The Traditional name style corresponds to forms of compound naming that are now no longer acceptable to the IUPAC rules. The boundary between whether a trivial/common name is considered OpenEye or Traditional when it acceptable to IUPAC but not preferred is blurred, with OpenEye attempting to follow the more prevalent usage.
Finally, Systematic names correspond to the fully systematic IUPAC names that the IUPAC preferred names are slowly converging towards.
Some of the concepts explained in the previous section are probably best clarified through some real examples.
The SMILES string O is called ‘water’ by the OpenEye name style, but ‘oxidane’ by the IUPAC and Systematic name styles.
The SMILES C#C is called ‘acetylene’ by the OpenEye and IUPAC name styles, but ‘ethyne’ by the Systematic name style.
The SMILES prefix *Nc1ccccc1 is called ‘anilino’ by OpenEye and IUPAC, but ‘phenylamino’ by systematic.
The SMILES prefix *O[N+]#[C-] is called ‘fulminato’ by OpenEye, but ‘isocyanooxy’ by IUPAC and Systematic.
The SMILES prefix *C(=O)C is called ‘acetyl’ in OpenEye and IUPAC, but ‘ethanoyl’ in Systematic.
The SMILES string CC(=O)C is called ‘acetone’’ in OpenEye, but ‘propan-2-one’ in IUPAC and Systematic.

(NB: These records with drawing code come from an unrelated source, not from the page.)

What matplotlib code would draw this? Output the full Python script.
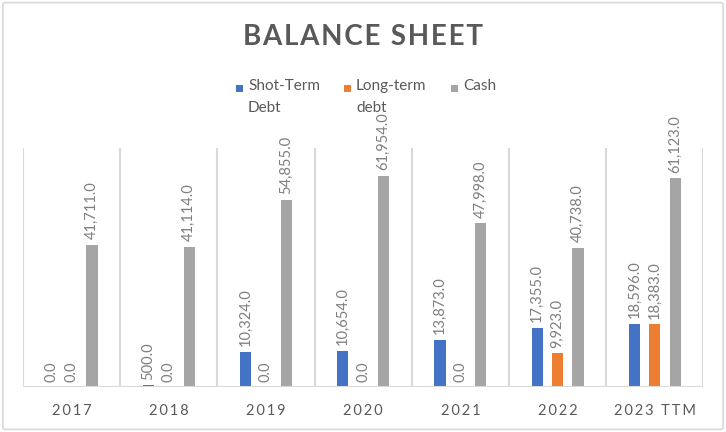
import matplotlib
matplotlib.use("Agg")
import matplotlib.pyplot as plt
import numpy as np
from matplotlib.patches import Rectangle, FancyBboxPatch

years = ["2017", "2018", "2019", "2020", "2021", "2022", "2023 TTM"]
short_term_debt = [0.0, 500.0, 10324.0, 10654.0, 13873.0, 17355.0, 18596.0]
long_term_debt = [0.0, 0.0, 0.0, 0.0, 0.0, 9923.0, 18383.0]
cash = [41711.0, 41114.0, 54855.0, 61954.0, 47998.0, 40738.0, 61123.0]
series_names = ["Shot-Term\nDebt", "Long-term\ndebt", "Cash"]
colors = ["#4472C4", "#ED7D31", "#A5A5A5"]

plt.rcParams['font.family'] = ['Lato', 'DejaVu Sans']

fig = plt.figure(figsize=(7.26, 4.32), dpi=100)
fig.patches.append(FancyBboxPatch((0.004, 0.006), 0.992, 0.988,
                                  boxstyle="round,pad=0,rounding_size=0.004",
                                  transform=fig.transFigure, fill=False,
                                  edgecolor="#D9D9D9", linewidth=1.2))
ax = fig.add_axes([0.0317, 0.104, 0.937, 0.553])

x = np.arange(len(years))
width = 0.115
offsets = [-0.21, 0.0, 0.21]
data = [short_term_debt, long_term_debt, cash]
for vals, off, col in zip(data, offsets, colors):
    bars = ax.bar(x + off, vals, width=width, color=col, zorder=3)
    for b, v in zip(bars, vals):
        ax.annotate(f"{v:,.1f}", (b.get_x() + b.get_width() / 2, b.get_height()),
                    xytext=(0, 4), textcoords="offset points", rotation=90,
                    ha="center", va="bottom", fontsize=10.5, color="#7F7F7F",
                    annotation_clip=False, clip_on=False)

ax.set_xlim(-0.5, len(years) - 0.5)
ax.set_ylim(0, 70000)
for b in np.arange(-0.5, len(years), 1.0):
    ax.axvline(b, color="#D9D9D9", linewidth=1.5, zorder=1)
for s in ax.spines.values():
    s.set_visible(False)
ax.axhline(0, color="#D9D9D9", linewidth=1.5, zorder=4)
ax.set_yticks([])
ax.set_xticks(x)
ax.set_xticklabels(["\u2009".join(list(y)) for y in years],
                   fontsize=10.5, color="#595959")
ax.tick_params(axis="x", length=0, pad=12)

fig.text(0.5, 0.915, "\u200a".join(list("BALANCE SHEET")), ha="center", va="center",
         fontsize=20, fontweight="bold", color="#595959")

# legend
leg_x = [236, 344, 451]
for name, col, lx in zip(series_names, colors, leg_x):
    fig.patches.append(Rectangle((lx / 726, 1 - 92 / 432), 7 / 726, 7 / 432,
                                 transform=fig.transFigure, facecolor=col,
                                 edgecolor="none"))
    fig.text((lx + 12) / 726, 1 - 79 / 432, name, ha="left", va="top",
             fontsize=11, color="#595959", linespacing=1.75)

fig.savefig("out.png", dpi=100)
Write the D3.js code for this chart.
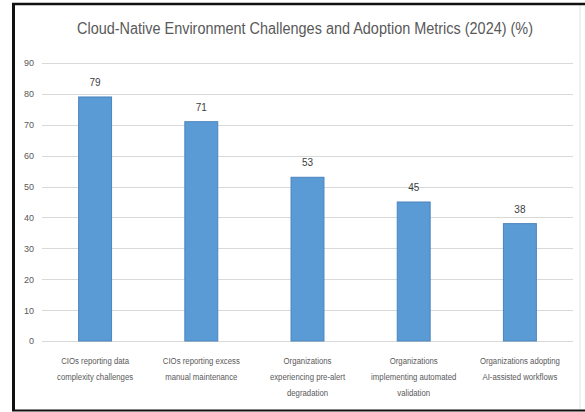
<!DOCTYPE html>
<html>
<head>
<meta charset="utf-8">
<script src="https://cdn.jsdelivr.net/npm/d3@7"></script>
<style>
  body { margin: 0; background: #fff; }
  svg { display: block; }
</style>
</head>
<body>
<svg class="chart"></svg>
<script>
// Data
var categories = [
    ["CIOs reporting data", "complexity challenges"],
    ["CIOs reporting excess", "manual maintenance"],
    ["Organizations", "experiencing pre-alert", "degradation"],
    ["Organizations", "implementing automated", "validation"],
    ["Organizations adopting", "AI-assisted workflows"]
];
var values = [79, 71, 53, 45, 38];
var yTicks = [0, 10, 20, 30, 40, 50, 60, 70, 80, 90];
var title = "Cloud-Native Environment Challenges and Adoption Metrics (2024) (%)";

var w = 585,
    h = 412;

var svg = d3.select(".chart")
    .attr("width", w)
    .attr("height", h);

var font = "'Liberation Sans Narrow', 'Liberation Sans', sans-serif";
var textColor = "#595959";

// Frame
svg.append("rect")
    .attr("x", 0).attr("y", 0)
    .attr("width", w).attr("height", h)
    .attr("fill", "#fff");
svg.append("line")
    .attr("x1", 580).attr("x2", 580).attr("y1", 5).attr("y2", 409)
    .attr("stroke", "#e2e2e2").attr("stroke-width", 1);
svg.append("line")
    .attr("x1", 12).attr("x2", w).attr("y1", 4).attr("y2", 4)
    .attr("stroke", "#111").attr("stroke-width", 2.5);
svg.append("line")
    .attr("x1", 13.5).attr("x2", 13.5).attr("y1", 3).attr("y2", 411)
    .attr("stroke", "#111").attr("stroke-width", 3);
svg.append("line")
    .attr("x1", 12).attr("x2", w).attr("y1", 410.5).attr("y2", 410.5)
    .attr("stroke", "#111").attr("stroke-width", 2);

// Scales
var xScale = d3.scaleBand()
    .domain(d3.range(values.length))
    .range([42, 573])
    .paddingInner(0.69)
    .paddingOuter(0.345);

var yScale = d3.scaleLinear()
    .domain([0, 90])
    .range([341, 63]);

// Gridlines
svg.append("g")
    .selectAll("line")
    .data(yTicks)
    .enter().append("line")
    .attr("x1", 42)
    .attr("x2", 573)
    .attr("y1", function(d) { return Math.round(yScale(d)) + 0.5; })
    .attr("y2", function(d) { return Math.round(yScale(d)) + 0.5; })
    .attr("stroke", "#d9d9d9")
    .attr("stroke-width", 1.2);

// Y axis labels
var yAxis = d3.axisLeft(yScale).tickValues(yTicks).tickSize(0).tickPadding(0);
var gy = svg.append("g")
    .attr("transform", "translate(34,0)")
    .call(yAxis);
gy.select(".domain").remove();
gy.selectAll("text")
    .attr("fill", textColor)
    .attr("font-family", font)
    .attr("font-size", "9px");

// Bars
svg.append("g")
    .selectAll("rect")
    .data(values)
    .enter().append("rect")
    .attr("x", function(d, i) { return xScale(i); })
    .attr("y", function(d) { return yScale(d); })
    .attr("width", xScale.bandwidth())
    .attr("height", function(d) { return yScale(0) - yScale(d); })
    .attr("fill", "#5b9bd5")
    .attr("stroke", "#4a84bd")
    .attr("stroke-width", 1);

// Value labels
svg.append("g")
    .selectAll("text")
    .data(values)
    .enter().append("text")
    .attr("x", function(d, i) { return xScale(i) + xScale.bandwidth() / 2; })
    .attr("y", function(d) { return yScale(d) - 11; })
    .attr("text-anchor", "middle")
    .attr("fill", "#404040")
    .attr("font-family", font)
    .attr("font-size", "10px")
    .text(function(d) { return d; });

// Category labels (squeezed horizontally, like the narrow original font)
var cat = svg.append("g")
    .selectAll("text")
    .data(categories)
    .enter().append("text")
    .attr("transform", function(d, i) {
        return "translate(" + (xScale(i) + xScale.bandwidth() / 2) + ",364) scale(0.82,1)";
    })
    .attr("text-anchor", "middle")
    .attr("fill", textColor)
    .attr("font-family", font)
    .attr("font-size", "9.5px");
cat.selectAll("tspan")
    .data(function(d) { return d; })
    .enter().append("tspan")
    .attr("x", 0)
    .attr("dy", function(d, i) { return i === 0 ? 0 : 16; })
    .text(function(d) { return d; });

// Title
svg.append("text")
    .attr("x", 305)
    .attr("y", 34)
    .attr("text-anchor", "middle")
    .attr("fill", textColor)
    .attr("font-family", font)
    .attr("font-size", "16px")
    .attr("textLength", 456)
    .attr("lengthAdjust", "spacingAndGlyphs")
    .text(title);
</script>
</body>
</html>
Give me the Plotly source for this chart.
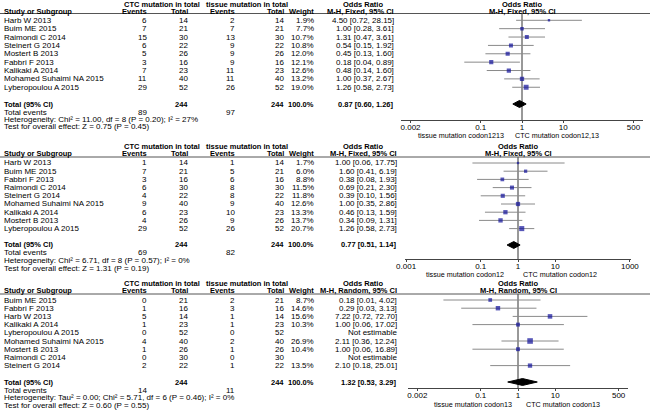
import plotly.graph_objects as go

W, H = 650, 412
FONT = "Arial, Liberation Sans, sans-serif"
FS = 8
FSB = 7.5
FSL = 7.2

# ---------------- data ----------------
p1_studies = ["Harb W 2013", "Buim ME 2015", "Raimondi C 2014", "Steinert G 2014", "Mostert B 2013",
              "Fabbri F 2013", "Kalikaki A 2014", "Mohamed Suhaimi NA 2015", "Lyberopoulou A 2015"]
p1_ctc_events = [6, 7, 15, 6, 5, 3, 7, 11, 29]
p1_ctc_total = [14, 21, 30, 22, 26, 16, 23, 40, 52]
p1_tis_events = [2, 7, 13, 9, 9, 9, 11, 11, 26]
p1_tis_total = [14, 21, 30, 22, 26, 16, 23, 40, 52]
p1_weight = [1.9, 7.7, 10.7, 10.8, 12.0, 12.1, 12.6, 13.2, 19.0]
p1_or = [4.50, 1.00, 1.31, 0.54, 0.45, 0.18, 0.48, 1.00, 1.26]
p1_lo = [0.72, 0.28, 0.47, 0.15, 0.13, 0.04, 0.14, 0.37, 0.58]
p1_hi = [28.15, 3.61, 3.61, 1.92, 1.60, 0.89, 1.60, 2.67, 2.73]
p1_pooled = [0.87, 0.60, 1.26]
p1_total_events = [89, 97]
p1_het = "Heterogeneity: Chi² = 11.00, df = 8 (P = 0.20); I² = 27%"
p1_test = "Test for overall effect: Z = 0.75 (P = 0.45)"

p2_studies = ["Harb W 2013", "Buim ME 2015", "Fabbri F 2013", "Raimondi C 2014", "Steinert G 2014",
              "Mohamed Suhaimi NA 2015", "Kalikaki A 2014", "Mostert B 2013", "Lyberopoulou A 2015"]
p2_ctc_events = [1, 7, 3, 6, 4, 9, 6, 4, 29]
p2_ctc_total = [14, 21, 16, 30, 22, 40, 23, 26, 52]
p2_tis_events = [1, 5, 6, 8, 8, 9, 10, 9, 26]
p2_tis_total = [14, 21, 16, 30, 22, 40, 23, 26, 52]
p2_weight = [1.7, 6.0, 8.8, 11.5, 11.8, 12.6, 13.3, 13.7, 20.7]
p2_or = [1.00, 1.60, 0.38, 0.69, 0.39, 1.00, 0.46, 0.34, 1.26]
p2_lo = [0.06, 0.41, 0.08, 0.21, 0.10, 0.35, 0.13, 0.09, 0.58]
p2_hi = [17.75, 6.19, 1.93, 2.30, 1.56, 2.86, 1.59, 1.31, 2.73]
p2_pooled = [0.77, 0.51, 1.14]
p2_total_events = [69, 82]
p2_het = "Heterogeneity: Chi² = 6.71, df = 8 (P = 0.57); I² = 0%"
p2_test = "Test for overall effect: Z = 1.31 (P = 0.19)"

p3_studies = ["Buim ME 2015", "Fabbri F 2013", "Harb W 2013", "Kalikaki A 2014", "Lyberopoulou A 2015",
              "Mohamed Suhaimi NA 2015", "Mostert B 2013", "Raimondi C 2014", "Steinert G 2014"]
p3_ctc_events = [0, 1, 5, 1, 0, 4, 1, 0, 2]
p3_ctc_total = [21, 16, 14, 23, 52, 40, 26, 30, 22]
p3_tis_events = [2, 3, 1, 1, 0, 2, 1, 0, 1]
p3_tis_total = [21, 16, 14, 23, 52, 40, 26, 30, 22]
p3_weight = [8.7, 14.6, 15.6, 10.3, None, 26.9, 10.4, None, 13.5]
p3_or = [0.18, 0.29, 7.22, 1.00, None, 2.11, 1.00, None, 2.10]
p3_lo = [0.01, 0.03, 0.72, 0.06, None, 0.36, 0.06, None, 0.18]
p3_hi = [4.02, 3.13, 72.70, 17.02, None, 12.24, 16.89, None, 25.01]
p3_pooled = [1.32, 0.53, 3.29]
p3_total_events = [14, 11]
p3_het = "Heterogeneity: Tau² = 0.00; Chi² = 5.71, df = 6 (P = 0.46); I² = 0%"
p3_test = "Test for overall effect: Z = 0.60 (P = 0.55)"

ticks_a = [0.002, 0.1, 1, 10, 500]
ticks_b = [0.001, 0.1, 1, 10, 1000]
tick_labels_a = ["0.002", "0.1", "1", "10", "500"]
tick_labels_b = ["0.001", "0.1", "1", "10", "1000"]

panels = [
    dict(studies=p1_studies, ce=p1_ctc_events, ct=p1_ctc_total, te=p1_tis_events, tt=p1_tis_total,
         w=p1_weight, est=p1_or, lo=p1_lo, hi=p1_hi, pooled=p1_pooled, tev=p1_total_events,
         het=p1_het, test=p1_test, method="M-H, Fixed, 95% CI", tickv=ticks_a, tickt=tick_labels_a,
         left="tissue mutation codon1213", right="CTC mutation codon12,13",
         row0=20.3, sp=8.37, line=13.5, axis=120, hdr1=4.5, hdr2=11.2, xdom=(401, 643), xr=2.93,
         lab_py=135.5, lab_l=505, lab_r=514, or2=522, xor=395),
    dict(studies=p2_studies, ce=p2_ctc_events, ct=p2_ctc_total, te=p2_tis_events, tt=p2_tis_total,
         w=p2_weight, est=p2_or, lo=p2_lo, hi=p2_hi, pooled=p2_pooled, tev=p2_total_events,
         het=p2_het, test=p2_test, method="M-H, Fixed, 95% CI", tickv=ticks_b, tickt=tick_labels_b,
         left="tissue mutation codon12", right="CTC mutation codon12",
         row0=163, sp=8.2, line=157, axis=259, hdr1=146, hdr2=153.2, xdom=(405, 631), xr=3.03,
         lab_py=274.5, lab_l=505, lab_r=522, or2=518, xor=398),
    dict(studies=p3_studies, ce=p3_ctc_events, ct=p3_ctc_total, te=p3_tis_events, tt=p3_tis_total,
         w=p3_weight, est=p3_or, lo=p3_lo, hi=p3_hi, pooled=p3_pooled, tev=p3_total_events,
         het=p3_het, test=p3_test, method="M-H, Random, 95% CI", tickv=ticks_a, tickt=tick_labels_a,
         left="tissue mutation codon13", right="CTC mutation codon13",
         row0=300, sp=8.2, line=294, axis=388, hdr1=283, hdr2=290.2, xdom=(408, 628), xr=2.95,
         lab_py=404, lab_l=513, lab_r=525, or2=518, xor=398),
]

# column right edges (px)
X_STUDY = 3
X_CE, X_CT, X_TE, X_TT, X_W = 148, 189, 236, 285, 315
X_OR_HDR = 363

fig = go.Figure()
annotations = []
shapes = []


def px(x):
    return x / W


def py(y):
    return 1 - y / H


def ann(text, x, y, yref, xanchor="left", bold=False, size=None):
    if size is None:
        size = FSB if bold else FS
    annotations.append(dict(
        text=("<b>%s</b>" % text) if bold else text, x=x, y=y, xref="paper", yref=yref,
        xanchor=xanchor, yanchor="middle", showarrow=False, borderpad=0,
        font=dict(family=FONT, size=size, color="black")))


for k, p in enumerate(panels):
    sfx = "" if k == 0 else str(k + 1)
    xa, ya = "x" + sfx, "y" + sfx
    row_of = lambda yy, p=p: (yy - p["row0"]) / p["sp"]
    n = len(p["studies"])
    total_row = n + 1
    total_py = p["row0"] + total_row * p["sp"]
    X_OR = p["xor"]

    # axes
    fig.layout["xaxis" + sfx] = dict(
        type="log", domain=[px(p["xdom"][0]), px(p["xdom"][1])], range=[-p["xr"], p["xr"]],
        anchor=ya, tickvals=p["tickv"], ticktext=p["tickt"], ticks="outside", ticklen=2,
        ticklabelstandoff=-3,
        tickcolor="#444", showline=True, linecolor="#444", linewidth=1, showgrid=False,
        zeroline=False, tickfont=dict(family=FONT, size=FS, color="black"), fixedrange=True,
        automargin=False)
    fig.layout["yaxis" + sfx] = dict(
        domain=[py(p["axis"]), py(p["line"])], range=[row_of(p["axis"]), row_of(p["line"])],
        anchor=xa, visible=False, showgrid=False, zeroline=False, fixedrange=True,
        automargin=False)

    # header line across the table
    shapes.append(dict(type="line", xref="paper", yref="paper", x0=0, x1=1,
                       y0=py(p["line"]), y1=py(p["line"]), line=dict(color="#555", width=1)))

    # reference line at OR = 1
    fig.add_trace(go.Scatter(x=[1, 1], y=[row_of(p["line"]), row_of(p["axis"])], mode="lines",
                             line=dict(color="#333", width=1), xaxis=xa, yaxis=ya,
                             hoverinfo="skip", showlegend=False))

    # CI lines
    cx, cy = [], []
    for i in range(n):
        if p["est"][i] is None:
            continue
        cx += [p["lo"][i], p["hi"][i], None]
        cy += [i, i, None]
    fig.add_trace(go.Scatter(x=cx, y=cy, mode="lines", line=dict(color="#8a8a8a", width=1),
                             xaxis=xa, yaxis=ya, hoverinfo="skip", showlegend=False))

    # squares
    idx = [i for i in range(n) if p["est"][i] is not None]
    fig.add_trace(go.Scatter(
        x=[p["est"][i] for i in idx], y=idx, mode="markers",
        marker=dict(symbol="square", color="#10109a",
                    size=[1.2 + 0.85 * (p["w"][i] ** 0.5) for i in idx], line=dict(width=0)),
        xaxis=xa, yaxis=ya, hoverinfo="skip", showlegend=False))

    # diamond
    e, l, h = p["pooled"]
    dh = 0.42
    fig.add_trace(go.Scatter(x=[l, e, h, e, l], y=[total_row, total_row - dh, total_row, total_row + dh, total_row],
                             mode="lines", fill="toself", fillcolor="black",
                             line=dict(color="black", width=1), xaxis=xa, yaxis=ya,
                             hoverinfo="skip", showlegend=False))

    # header texts
    y1, y2 = py(p["hdr1"]), py(p["hdr2"])
    ann("CTC mutation in total", px(162), y1, "paper", "center", True)
    ann("tissue mutation in total", px(247), y1, "paper", "center", True)
    ann("Odds Ratio", px(X_OR_HDR), y1, "paper", "center", True)
    ann("Odds Ratio", px(p["or2"]), y1, "paper", "center", True)
    ann("Study or Subgroup", px(X_STUDY), y2, "paper", "left", True)
    ann("Events", px(X_CE), y2, "paper", "right", True)
    ann("Total", px(X_CT), y2, "paper", "right", True)
    ann("Events", px(X_TE), y2, "paper", "right", True)
    ann("Total", px(X_TT), y2, "paper", "right", True)
    ann("Weight", px(X_W), y2, "paper", "right", True)
    ann(p["method"], px(X_OR), y2, "paper", "right", True)
    ann(p["method"], px(p["or2"]), y2, "paper", "center", True)

    # study rows
    for i in range(n):
        ann(p["studies"][i], px(X_STUDY), i, ya, "left")
        ann(str(p["ce"][i]), px(X_CE), i, ya, "right")
        ann(str(p["ct"][i]), px(X_CT), i, ya, "right")
        ann(str(p["te"][i]), px(X_TE), i, ya, "right")
        ann(str(p["tt"][i]), px(X_TT), i, ya, "right")
        if p["w"][i] is not None:
            ann("%.1f%%" % p["w"][i], px(X_W), i, ya, "right")
            ann("%.2f [%.2f, %.2f]" % (p["est"][i], p["lo"][i], p["hi"][i]), px(X_OR), i, ya, "right")
        else:
            ann("Not estimable", px(X_OR), i, ya, "right")

    # totals
    ann("Total (95% CI)", px(X_STUDY), total_row, ya, "left", True)
    ann(str(sum(p["ct"])), px(X_CT), total_row, ya, "right", True)
    ann(str(sum(p["tt"])), px(X_TT), total_row, ya, "right", True)
    ann("100.0%", px(X_W), total_row, ya, "right", True)
    ann("%.2f [%.2f, %.2f]" % (e, l, h), px(X_OR), total_row, ya, "right", True)
    ev_y = py(total_py + 8.0)
    ann("Total events", px(X_STUDY), ev_y, "paper", "left")
    ann(str(p["tev"][0]), px(X_CE), ev_y, "paper", "right")
    ann(str(p["tev"][1]), px(X_TE), ev_y, "paper", "right")
    ann(p["het"], px(X_STUDY), py(total_py + 15.5), "paper", "left")
    ann(p["test"], px(X_STUDY), py(total_py + 23.0), "paper", "left")

    # favours labels
    ann(p["left"], px(p["lab_l"]), py(p["lab_py"]), "paper", "right", size=FSL)
    ann(p["right"], px(p["lab_r"]), py(p["lab_py"]), "paper", "left", size=FSL)

fig.update_layout(
    width=W, height=H, margin=dict(l=0, r=0, t=0, b=0, autoexpand=False),
    paper_bgcolor="white", plot_bgcolor="white", showlegend=False,
    annotations=annotations, shapes=shapes,
    font=dict(family=FONT, size=FS, color="black"),
)

fig.write_html("out.html", config={"displayModeBar": False},
               post_script="document.body.style.margin='0';document.body.style.padding='0';")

The SMILES string C12C3C4C1C5C4C3C25 is called ‘cubane’ in OpenEye, but is currently named ‘BLAH’ in IUPAC and Systematic as we currently fail to name it as the preferred IUPAC2005 PIN: ‘pentacyclo[4.2.0.0^{2,5}.0^{3,8}.0^{4,7}]octane’.
The SMILES string C(=O)O is called ‘formic acid’ in OpenEye/IUPAC, but ‘methanoic acid’ in Systematic.
The SMILES string c1ccccc1CCCCCCC is named as ‘1-phenylheptane’ by OpenEye and IUPAC, but as ‘heptylbenzene’ by CAS.
The SMILES prefix *[BH2] is called ‘boranyl’ by OpenEye and IUPAC, but as ‘boryl’ by CAS.
The SMILES prefix *S is called ‘sulfanyl’ by OpenEye and IUPAC, but as ‘mercapto’ by Traditional.
The SMILES string CCCCCCCCC(=O)O is called ‘nonanoic acid’ by OpenEye and IUPAC, but as ‘pelargonic acid’ by Traditional.